==== DATA SEGMENT ====

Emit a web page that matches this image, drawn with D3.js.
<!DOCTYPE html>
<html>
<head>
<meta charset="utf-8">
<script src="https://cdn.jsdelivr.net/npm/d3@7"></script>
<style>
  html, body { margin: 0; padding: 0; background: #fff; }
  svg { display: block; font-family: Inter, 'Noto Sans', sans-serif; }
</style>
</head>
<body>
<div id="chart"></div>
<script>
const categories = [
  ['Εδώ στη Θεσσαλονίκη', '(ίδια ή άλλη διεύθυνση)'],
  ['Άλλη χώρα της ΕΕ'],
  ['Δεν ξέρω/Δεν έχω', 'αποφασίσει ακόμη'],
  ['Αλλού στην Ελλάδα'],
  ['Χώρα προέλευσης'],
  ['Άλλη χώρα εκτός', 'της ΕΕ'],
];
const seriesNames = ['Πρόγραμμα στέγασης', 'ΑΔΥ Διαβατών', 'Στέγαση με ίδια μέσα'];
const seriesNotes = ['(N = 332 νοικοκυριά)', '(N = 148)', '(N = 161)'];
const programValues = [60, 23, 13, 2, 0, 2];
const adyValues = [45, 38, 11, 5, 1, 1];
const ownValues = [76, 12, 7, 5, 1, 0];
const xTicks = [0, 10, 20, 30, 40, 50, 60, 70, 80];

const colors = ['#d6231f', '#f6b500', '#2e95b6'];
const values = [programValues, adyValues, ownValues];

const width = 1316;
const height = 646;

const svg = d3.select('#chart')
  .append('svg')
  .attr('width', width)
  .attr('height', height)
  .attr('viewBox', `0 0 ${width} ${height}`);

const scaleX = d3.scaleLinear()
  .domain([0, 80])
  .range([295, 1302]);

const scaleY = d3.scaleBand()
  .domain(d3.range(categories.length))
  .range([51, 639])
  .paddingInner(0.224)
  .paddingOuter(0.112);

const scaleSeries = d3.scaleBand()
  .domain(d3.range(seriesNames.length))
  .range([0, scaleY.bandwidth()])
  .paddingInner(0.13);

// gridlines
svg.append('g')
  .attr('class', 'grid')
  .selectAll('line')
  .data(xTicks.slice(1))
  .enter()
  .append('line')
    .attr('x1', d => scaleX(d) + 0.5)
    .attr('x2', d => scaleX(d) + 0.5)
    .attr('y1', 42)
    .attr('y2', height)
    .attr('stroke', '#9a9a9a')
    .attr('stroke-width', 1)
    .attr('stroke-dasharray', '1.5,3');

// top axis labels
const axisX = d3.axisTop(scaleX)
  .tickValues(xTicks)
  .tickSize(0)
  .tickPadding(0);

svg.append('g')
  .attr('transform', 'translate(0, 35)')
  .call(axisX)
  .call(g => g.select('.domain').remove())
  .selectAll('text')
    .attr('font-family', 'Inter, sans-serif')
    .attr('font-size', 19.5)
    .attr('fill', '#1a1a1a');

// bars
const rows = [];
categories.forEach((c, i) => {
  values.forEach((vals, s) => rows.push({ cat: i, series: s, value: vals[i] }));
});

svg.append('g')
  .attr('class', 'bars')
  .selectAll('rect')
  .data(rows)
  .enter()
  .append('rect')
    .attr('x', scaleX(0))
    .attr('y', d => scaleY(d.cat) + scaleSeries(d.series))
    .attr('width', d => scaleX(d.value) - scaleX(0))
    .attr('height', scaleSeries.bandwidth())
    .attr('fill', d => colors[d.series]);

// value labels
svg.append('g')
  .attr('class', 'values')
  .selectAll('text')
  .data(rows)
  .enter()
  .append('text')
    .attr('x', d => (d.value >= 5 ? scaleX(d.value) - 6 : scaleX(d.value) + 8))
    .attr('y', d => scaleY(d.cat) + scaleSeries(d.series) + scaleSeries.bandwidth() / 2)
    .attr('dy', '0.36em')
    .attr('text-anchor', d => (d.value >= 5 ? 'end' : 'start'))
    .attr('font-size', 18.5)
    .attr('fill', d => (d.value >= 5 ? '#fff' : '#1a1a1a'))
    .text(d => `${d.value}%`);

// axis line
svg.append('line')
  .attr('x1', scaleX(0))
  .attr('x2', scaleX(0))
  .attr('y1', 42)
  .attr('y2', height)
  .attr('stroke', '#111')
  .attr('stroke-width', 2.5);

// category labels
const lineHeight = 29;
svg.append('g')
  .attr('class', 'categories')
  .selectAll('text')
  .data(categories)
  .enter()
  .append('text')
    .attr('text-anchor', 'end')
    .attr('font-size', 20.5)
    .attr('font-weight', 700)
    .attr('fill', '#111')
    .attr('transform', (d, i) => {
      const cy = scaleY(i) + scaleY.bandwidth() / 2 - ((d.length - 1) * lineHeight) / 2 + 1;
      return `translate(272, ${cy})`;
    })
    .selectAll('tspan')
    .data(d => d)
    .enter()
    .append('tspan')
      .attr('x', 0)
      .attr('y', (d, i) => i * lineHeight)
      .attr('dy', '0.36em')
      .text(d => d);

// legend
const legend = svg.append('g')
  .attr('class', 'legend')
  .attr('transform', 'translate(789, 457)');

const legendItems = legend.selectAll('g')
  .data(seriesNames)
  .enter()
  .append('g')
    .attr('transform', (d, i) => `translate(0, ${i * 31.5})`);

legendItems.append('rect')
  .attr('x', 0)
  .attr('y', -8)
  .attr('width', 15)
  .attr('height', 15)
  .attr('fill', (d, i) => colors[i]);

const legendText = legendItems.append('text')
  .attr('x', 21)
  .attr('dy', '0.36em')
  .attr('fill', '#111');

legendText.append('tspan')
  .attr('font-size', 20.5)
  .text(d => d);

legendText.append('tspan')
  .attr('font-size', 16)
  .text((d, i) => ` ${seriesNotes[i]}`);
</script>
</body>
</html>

====

GIVEN REQUEST:
Please repeat the listing above in full and exactly.

EXERCISE RESPONSE:
Emit a web page that matches this image, drawn with D3.js.
<!DOCTYPE html>
<html>
<head>
<meta charset="utf-8">
<script src="https://cdn.jsdelivr.net/npm/d3@7"></script>
<style>
  html, body { margin: 0; padding: 0; background: #fff; }
  svg { display: block; font-family: Inter, 'Noto Sans', sans-serif; }
</style>
</head>
<body>
<div id="chart"></div>
<script>
const categories = [
  ['Εδώ στη Θεσσαλονίκη', '(ίδια ή άλλη διεύθυνση)'],
  ['Άλλη χώρα της ΕΕ'],
  ['Δεν ξέρω/Δεν έχω', 'αποφασίσει ακόμη'],
  ['Αλλού στην Ελλάδα'],
  ['Χώρα προέλευσης'],
  ['Άλλη χώρα εκτός', 'της ΕΕ'],
];
const seriesNames = ['Πρόγραμμα στέγασης', 'ΑΔΥ Διαβατών', 'Στέγαση με ίδια μέσα'];
const seriesNotes = ['(N = 332 νοικοκυριά)', '(N = 148)', '(N = 161)'];
const programValues = [60, 23, 13, 2, 0, 2];
const adyValues = [45, 38, 11, 5, 1, 1];
const ownValues = [76, 12, 7, 5, 1, 0];
const xTicks = [0, 10, 20, 30, 40, 50, 60, 70, 80];

const colors = ['#d6231f', '#f6b500', '#2e95b6'];
const values = [programValues, adyValues, ownValues];

const width = 1316;
const height = 646;

const svg = d3.select('#chart')
  .append('svg')
  .attr('width', width)
  .attr('height', height)
  .attr('viewBox', `0 0 ${width} ${height}`);

const scaleX = d3.scaleLinear()
  .domain([0, 80])
  .range([295, 1302]);

const scaleY = d3.scaleBand()
  .domain(d3.range(categories.length))
  .range([51, 639])
  .paddingInner(0.224)
  .paddingOuter(0.112);

const scaleSeries = d3.scaleBand()
  .domain(d3.range(seriesNames.length))
  .range([0, scaleY.bandwidth()])
  .paddingInner(0.13);

// gridlines
svg.append('g')
  .attr('class', 'grid')
  .selectAll('line')
  .data(xTicks.slice(1))
  .enter()
  .append('line')
    .attr('x1', d => scaleX(d) + 0.5)
    .attr('x2', d => scaleX(d) + 0.5)
    .attr('y1', 42)
    .attr('y2', height)
    .attr('stroke', '#9a9a9a')
    .attr('stroke-width', 1)
    .attr('stroke-dasharray', '1.5,3');

// top axis labels
const axisX = d3.axisTop(scaleX)
  .tickValues(xTicks)
  .tickSize(0)
  .tickPadding(0);

svg.append('g')
  .attr('transform', 'translate(0, 35)')
  .call(axisX)
  .call(g => g.select('.domain').remove())
  .selectAll('text')
    .attr('font-family', 'Inter, sans-serif')
    .attr('font-size', 19.5)
    .attr('fill', '#1a1a1a');

// bars
const rows = [];
categories.forEach((c, i) => {
  values.forEach((vals, s) => rows.push({ cat: i, series: s, value: vals[i] }));
});

svg.append('g')
  .attr('class', 'bars')
  .selectAll('rect')
  .data(rows)
  .enter()
  .append('rect')
    .attr('x', scaleX(0))
    .attr('y', d => scaleY(d.cat) + scaleSeries(d.series))
    .attr('width', d => scaleX(d.value) - scaleX(0))
    .attr('height', scaleSeries.bandwidth())
    .attr('fill', d => colors[d.series]);

// value labels
svg.append('g')
  .attr('class', 'values')
  .selectAll('text')
  .data(rows)
  .enter()
  .append('text')
    .attr('x', d => (d.value >= 5 ? scaleX(d.value) - 6 : scaleX(d.value) + 8))
    .attr('y', d => scaleY(d.cat) + scaleSeries(d.series) + scaleSeries.bandwidth() / 2)
    .attr('dy', '0.36em')
    .attr('text-anchor', d => (d.value >= 5 ? 'end' : 'start'))
    .attr('font-size', 18.5)
    .attr('fill', d => (d.value >= 5 ? '#fff' : '#1a1a1a'))
    .text(d => `${d.value}%`);

// axis line
svg.append('line')
  .attr('x1', scaleX(0))
  .attr('x2', scaleX(0))
  .attr('y1', 42)
  .attr('y2', height)
  .attr('stroke', '#111')
  .attr('stroke-width', 2.5);

// category labels
const lineHeight = 29;
svg.append('g')
  .attr('class', 'categories')
  .selectAll('text')
  .data(categories)
  .enter()
  .append('text')
    .attr('text-anchor', 'end')
    .attr('font-size', 20.5)
    .attr('font-weight', 700)
    .attr('fill', '#111')
    .attr('transform', (d, i) => {
      const cy = scaleY(i) + scaleY.bandwidth() / 2 - ((d.length - 1) * lineHeight) / 2 + 1;
      return `translate(272, ${cy})`;
    })
    .selectAll('tspan')
    .data(d => d)
    .enter()
    .append('tspan')
      .attr('x', 0)
      .attr('y', (d, i) => i * lineHeight)
      .attr('dy', '0.36em')
      .text(d => d);

// legend
const legend = svg.append('g')
  .attr('class', 'legend')
  .attr('transform', 'translate(789, 457)');

const legendItems = legend.selectAll('g')
  .data(seriesNames)
  .enter()
  .append('g')
    .attr('transform', (d, i) => `translate(0, ${i * 31.5})`);

legendItems.append('rect')
  .attr('x', 0)
  .attr('y', -8)
  .attr('width', 15)
  .attr('height', 15)
  .attr('fill', (d, i) => colors[i]);

const legendText = legendItems.append('text')
  .attr('x', 21)
  .attr('dy', '0.36em')
  .attr('fill', '#111');

legendText.append('tspan')
  .attr('font-size', 20.5)
  .text(d => d);

legendText.append('tspan')
  .attr('font-size', 16)
  .text((d, i) => ` ${seriesNotes[i]}`);
</script>
</body>
</html>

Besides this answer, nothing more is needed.